■ **WHAT THE TASK ASKS**
Find the word "matplotlib" in the material below and gather every line that contains it.

^^^^^^^^^^^^^^^^

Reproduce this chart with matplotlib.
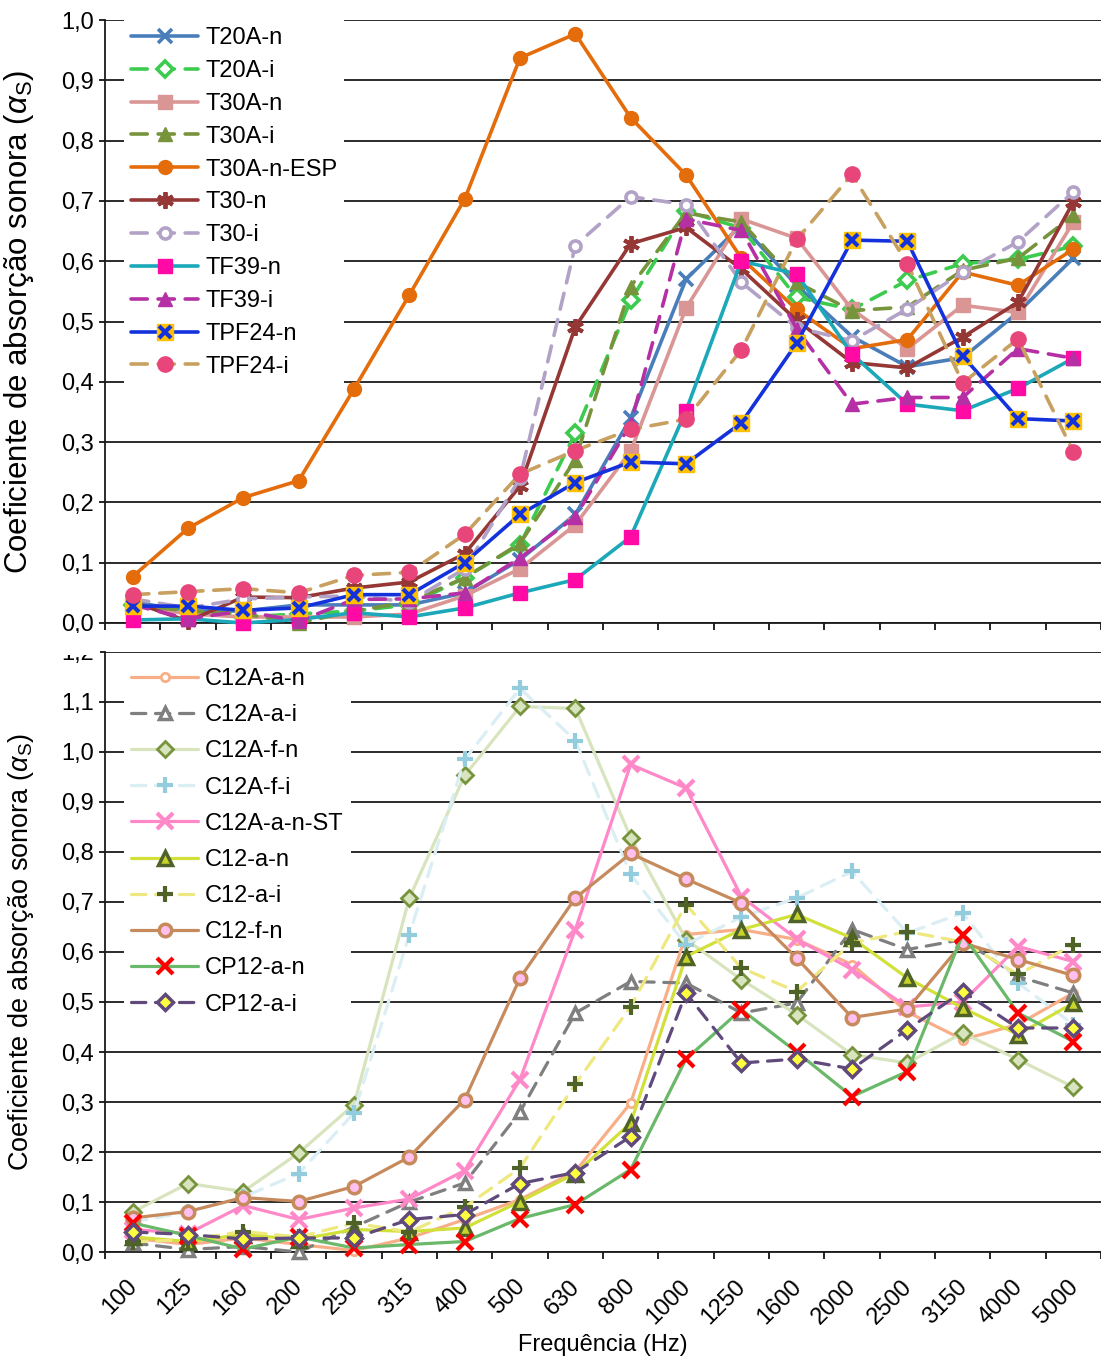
import matplotlib
matplotlib.use('Agg')
import matplotlib.pyplot as plt
from matplotlib.legend_handler import HandlerTuple
from matplotlib.patches import Rectangle
import matplotlib.transforms as mtransforms
import matplotlib.ticker as mticker

plt.rcParams['font.family'] = ['Liberation Sans', 'DejaVu Sans']
plt.rcParams['mathtext.fontset'] = 'custom'
plt.rcParams['mathtext.rm'] = 'Liberation Sans'
plt.rcParams['mathtext.it'] = 'Liberation Sans:italic'

# ---------------- data ----------------
freqs = ['100', '125', '160', '200', '250', '315', '400', '500', '630', '800',
         '1000', '1250', '1600', '2000', '2500', '3150', '4000', '5000']

# top panel
T20A_n = [0.035, 0.02, 0.02, 0.03, 0.03, 0.03, 0.05, 0.105, 0.18, 0.34, 0.57, 0.66, 0.56, 0.475, 0.425, 0.44, 0.515, 0.605]
T20A_i = [0.03, 0.02, 0.01, 0.015, 0.02, 0.03, 0.075, 0.13, 0.315, 0.535, 0.683, 0.655, 0.54, 0.52, 0.568, 0.596, 0.603, 0.625]
T30A_n = [0.03, 0.015, 0.01, 0.01, 0.01, 0.015, 0.045, 0.09, 0.163, 0.285, 0.522, 0.67, 0.638, 0.52, 0.455, 0.527, 0.515, 0.665]
T30A_i = [0.03, 0.02, 0.015, 0.0, 0.02, 0.035, 0.075, 0.132, 0.271, 0.558, 0.68, 0.665, 0.565, 0.518, 0.524, 0.585, 0.605, 0.676]
T30A_n_ESP = [0.077, 0.157, 0.208, 0.236, 0.388, 0.544, 0.703, 0.937, 0.977, 0.838, 0.743, 0.605, 0.52, 0.455, 0.47, 0.582, 0.56, 0.62]
T30_n = [0.035, 0.003, 0.043, 0.042, 0.058, 0.068, 0.115, 0.227, 0.491, 0.629, 0.656, 0.587, 0.502, 0.432, 0.423, 0.474, 0.532, 0.698]
T30_i = [0.04, 0.025, 0.04, 0.043, 0.045, 0.035, 0.09, 0.24, 0.626, 0.707, 0.694, 0.565, 0.49, 0.468, 0.521, 0.582, 0.632, 0.715]
TF39_n = [0.005, 0.007, 0.0, 0.006, 0.017, 0.01, 0.025, 0.05, 0.072, 0.143, 0.352, 0.60, 0.579, 0.446, 0.363, 0.352, 0.389, 0.439]
TF39_i = [0.03, 0.007, 0.02, 0.003, 0.039, 0.04, 0.05, 0.108, 0.176, 0.33, 0.67, 0.651, 0.488, 0.363, 0.374, 0.374, 0.455, 0.439]
TPF24_n = [0.028, 0.028, 0.021, 0.025, 0.047, 0.047, 0.1, 0.18, 0.233, 0.267, 0.264, 0.332, 0.464, 0.635, 0.633, 0.443, 0.339, 0.335]
TPF24_i = [0.047, 0.052, 0.057, 0.05, 0.079, 0.084, 0.147, 0.247, 0.286, 0.321, 0.338, 0.453, 0.636, 0.744, 0.596, 0.398, 0.471, 0.284]

# bottom panel
C12A_a_n = [0.028, 0.015, 0.028, 0.015, 0.003, 0.028, 0.065, 0.105, 0.161, 0.298, 0.635, 0.645, 0.625, 0.575, 0.48, 0.425, 0.455, 0.518]
C12A_a_i = [0.018, 0.005, 0.011, 0.0, 0.05, 0.1, 0.138, 0.28, 0.478, 0.541, 0.538, 0.478, 0.498, 0.645, 0.605, 0.625, 0.551, 0.518]
C12A_f_n = [0.08, 0.137, 0.121, 0.198, 0.295, 0.708, 0.953, 1.091, 1.087, 0.829, 0.625, 0.545, 0.475, 0.395, 0.378, 0.438, 0.385, 0.33]
C12A_f_i = [0.06, 0.08, 0.11, 0.157, 0.278, 0.635, 0.985, 1.127, 1.023, 0.755, 0.615, 0.67, 0.708, 0.761, 0.638, 0.678, 0.538, 0.455]
C12A_a_n_ST = [0.045, 0.037, 0.093, 0.065, 0.088, 0.106, 0.163, 0.345, 0.645, 0.975, 0.928, 0.711, 0.626, 0.565, 0.49, 0.5, 0.611, 0.581]
C12_a_n = [0.03, 0.021, 0.035, 0.025, 0.045, 0.041, 0.048, 0.101, 0.157, 0.258, 0.591, 0.645, 0.675, 0.628, 0.548, 0.488, 0.435, 0.498]
C12_a_i = [0.02, 0.025, 0.041, 0.03, 0.058, 0.04, 0.09, 0.168, 0.336, 0.491, 0.695, 0.568, 0.521, 0.618, 0.641, 0.62, 0.555, 0.615]
C12_f_n = [0.068, 0.081, 0.109, 0.101, 0.131, 0.19, 0.305, 0.548, 0.708, 0.797, 0.746, 0.698, 0.588, 0.469, 0.486, 0.618, 0.585, 0.553]
CP12_a_n = [0.058, 0.033, 0.006, 0.03, 0.008, 0.015, 0.021, 0.067, 0.095, 0.165, 0.386, 0.485, 0.40, 0.311, 0.361, 0.635, 0.478, 0.421]
CP12_a_i = [0.04, 0.035, 0.026, 0.028, 0.028, 0.065, 0.075, 0.137, 0.159, 0.231, 0.518, 0.378, 0.386, 0.366, 0.445, 0.521, 0.448, 0.448]

top_labels = ['T20A-n', 'T20A-i', 'T30A-n', 'T30A-i', 'T30A-n-ESP', 'T30-n', 'T30-i',
              'TF39-n', 'TF39-i', 'TPF24-n', 'TPF24-i']
top_values = [T20A_n, T20A_i, T30A_n, T30A_i, T30A_n_ESP, T30_n, T30_i,
              TF39_n, TF39_i, TPF24_n, TPF24_i]
bot_labels = ['C12A-a-n', 'C12A-a-i', 'C12A-f-n', 'C12A-f-i', 'C12A-a-n-ST',
              'C12-a-n', 'C12-a-i', 'C12-f-n', 'CP12-a-n', 'CP12-a-i']
bot_values = [C12A_a_n, C12A_a_i, C12A_f_n, C12A_f_i, C12A_a_n_ST,
              C12_a_n, C12_a_i, C12_f_n, CP12_a_n, CP12_a_i]

# ---------------- styles ----------------
DASH = (0, (4.5, 3.0))
SOLID = '-'
# label: (line color, linestyle, marker, face, edge, ms, mew)
top_styles = {
    'T20A-n': ('#4A7EBB', SOLID, 'x', '#4A7EBB', '#4A7EBB', 10, 2.6),
    'T20A-i': ('#3DCB4F', DASH, 'D', 'white', '#3DCB4F', 8, 2.6),
    'T30A-n': ('#D99694', SOLID, 's', '#D99694', '#D99694', 10, 1),
    'T30A-i': ('#77933C', DASH, '^', '#77933C', '#77933C', 10, 1),
    'T30A-n-ESP': ('#E46C0A', SOLID, 'o', '#E46C0A', '#E46C0A', 10, 1),
    'T30-n': ('#953735', SOLID, (6, 2, 0), '#953735', '#953735', 12, 2.8),
    'T30-i': ('#B3A2C7', DASH, 'o', 'white', '#B3A2C7', 8, 2.6),
    'TF39-n': ('#1BA8B8', SOLID, 's', '#FF0AA5', '#FF0AA5', 10, 1),
    'TF39-i': ('#B530A5', DASH, '^', '#B530A5', '#B530A5', 10, 1),
    'TPF24-n': ('#1432DC', SOLID, 's', '#FFC000', '#FFC000', 11, 1),
    'TPF24-i': ('#C8A060', DASH, 'o', '#E8457A', '#E8457A', 11, 1),
}
bot_styles = {
    'C12A-a-n': ('#F8AF88', SOLID, 'o', 'white', '#F8AF88', 6, 2),
    'C12A-a-i': ('#7F7F7F', DASH, '^', 'white', '#7F7F7F', 9, 2.5),
    'C12A-f-n': ('#D7E4BD', SOLID, 'D', '#D7E4BD', '#77933C', 8, 2),
    'C12A-f-i': ('#DAEEF3', DASH, '+', '#93CDDD', '#93CDDD', 12, 3),
    'C12A-a-n-ST': ('#FF88C8', SOLID, 'x', '#FF88C8', '#FF88C8', 11, 3),
    'C12-a-n': ('#D2E03A', SOLID, '^', '#C8D42C', '#4F6228', 10, 2.5),
    'C12-a-i': ('#EEE87E', DASH, '+', '#4F6228', '#4F6228', 12, 3),
    'C12-f-n': ('#C68A5C', SOLID, 'o', '#FFBFEF', '#C68A5C', 9, 2.5),
    'CP12-a-n': ('#6AB86A', SOLID, 'x', '#FF0000', '#FF0000', 11, 3),
    'CP12-a-i': ('#604A7B', DASH, 'D', '#FFFF40', '#604A7B', 8, 2.5),
}

FS = 17
W, H = 1101, 1359
fig = plt.figure(figsize=(W / 100, H / 100), dpi=100)


def rect(left, top, right, bottom):
    return [left / W, 1 - bottom / H, (right - left) / W, (bottom - top) / H]


ax1 = fig.add_axes(rect(105, 20, 1101, 623))
ax2 = fig.add_axes(rect(105, 652, 1101, 1252))
x = list(range(len(freqs)))

comma = mticker.FuncFormatter(lambda v, p: ('%.1f' % v).replace('.', ','))


def setup(ax, ymax, step_ticks, ylab_fs):
    ax.set_xlim(-0.5, -0.5 + 996 / 55.7)
    ax.set_ylim(0, ymax)
    ax.set_yticks(step_ticks)
    ax.yaxis.set_major_formatter(comma)
    ax.grid(axis='y', color='#1a1a1a', lw=1.3, zorder=0)
    ax.set_axisbelow(True)
    for s in ('top', 'right'):
        ax.spines[s].set_visible(False)
    for s in ('left', 'bottom'):
        ax.spines[s].set_linewidth(1.3)
        ax.spines[s].set_color('#1a1a1a')
    ax.set_xticks([i - 0.5 for i in range(len(freqs) + 1)], minor=True)
    ax.tick_params(axis='x', which='minor', length=5, width=1.2, direction='out')
    ax.tick_params(axis='y', length=4, width=1.2, direction='out', labelsize=FS, pad=4)
    ax.set_ylabel(r'Coeficiente de absorção sonora ($\alpha_\mathrm{S}$)', fontsize=ylab_fs)
    ax.yaxis.set_label_coords(-0.069, 0.5)


setup(ax1, 1.0, [i / 10 for i in range(11)], 22.5)
setup(ax2, 1.2, [i / 10 for i in range(13)], 19.5)
ax1.set_xticks(x)
ax1.tick_params(axis='x', which='major', length=0, labelbottom=False)
ax2.set_xticks(x)
ax2.set_xticklabels(freqs, rotation=45, ha='right', va='top', fontsize=FS)
ax2.tick_params(axis='x', which='major', length=0, pad=17)
off = mtransforms.ScaledTranslation(9 / 100, 0, fig.dpi_scale_trans)
for lab in ax2.get_xticklabels():
    lab.set_transform(lab.get_transform() + off)
ax2.set_xlabel('Frequência (Hz)', fontsize=FS)
ax2.xaxis.set_label_coords(0.5, -0.137)


def draw(ax, labels, values, styles, lw):
    handles = []
    for lab, vals in zip(labels, values):
        c, ls, m, fc, ec, ms, mew = styles[lab]
        ln, = ax.plot(x, vals, color=c, ls=ls, lw=lw, marker=m, mfc=fc, mec=ec,
                      ms=ms, mew=mew, solid_capstyle='round', dash_capstyle='round',
                      clip_on=False, zorder=3)
        if lab == 'TPF24-n':
            lx, = ax.plot(x, vals, ls='none', marker='x', ms=9, mew=3,
                          mec='#1432DC', clip_on=False, zorder=3)
            handles.append((ln, lx))
        else:
            handles.append(ln)
    return handles


h1 = draw(ax1, top_labels, top_values, top_styles, 2.6)
h2 = draw(ax2, bot_labels, bot_values, bot_styles, 2.3)

leg1 = ax1.legend(h1, top_labels, loc='upper left', bbox_to_anchor=(0.019, 1.0),
                  borderaxespad=0, fontsize=FS, handlelength=2.84, handletextpad=0.3,
                  labelspacing=0.46, frameon=True, facecolor='white', edgecolor='none',
                  framealpha=1, fancybox=False, borderpad=0.3,
                  handler_map={tuple: HandlerTuple(ndivide=1, pad=0)})
leg1.set_zorder(5)
leg2 = ax2.legend(h2, bot_labels, loc='upper left', bbox_to_anchor=(0.019, 0.985),
                  borderaxespad=0, fontsize=FS, handlelength=2.84, handletextpad=0.3,
                  labelspacing=0.6, frameon=True, facecolor='white', edgecolor='none',
                  framealpha=1, fancybox=False, borderpad=0.3)
leg2.set_zorder(5)

# partially hidden top tick label of the lower panel
fig.patches.append(Rectangle((0, 1 - 655 / H), 100 / W, 22 / H, transform=fig.transFigure,
                             facecolor='white', edgecolor='none', zorder=10))

fig.savefig('out.png', dpi=100, facecolor='white')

^^^^^^^^^^^^^^^^

■ **FINISHED ANSWER**
Reproduce this chart with matplotlib.
import matplotlib
matplotlib.use('Agg')
import matplotlib.pyplot as plt
from matplotlib.legend_handler import HandlerTuple
from matplotlib.patches import Rectangle
import matplotlib.transforms as mtransforms
import matplotlib.ticker as mticker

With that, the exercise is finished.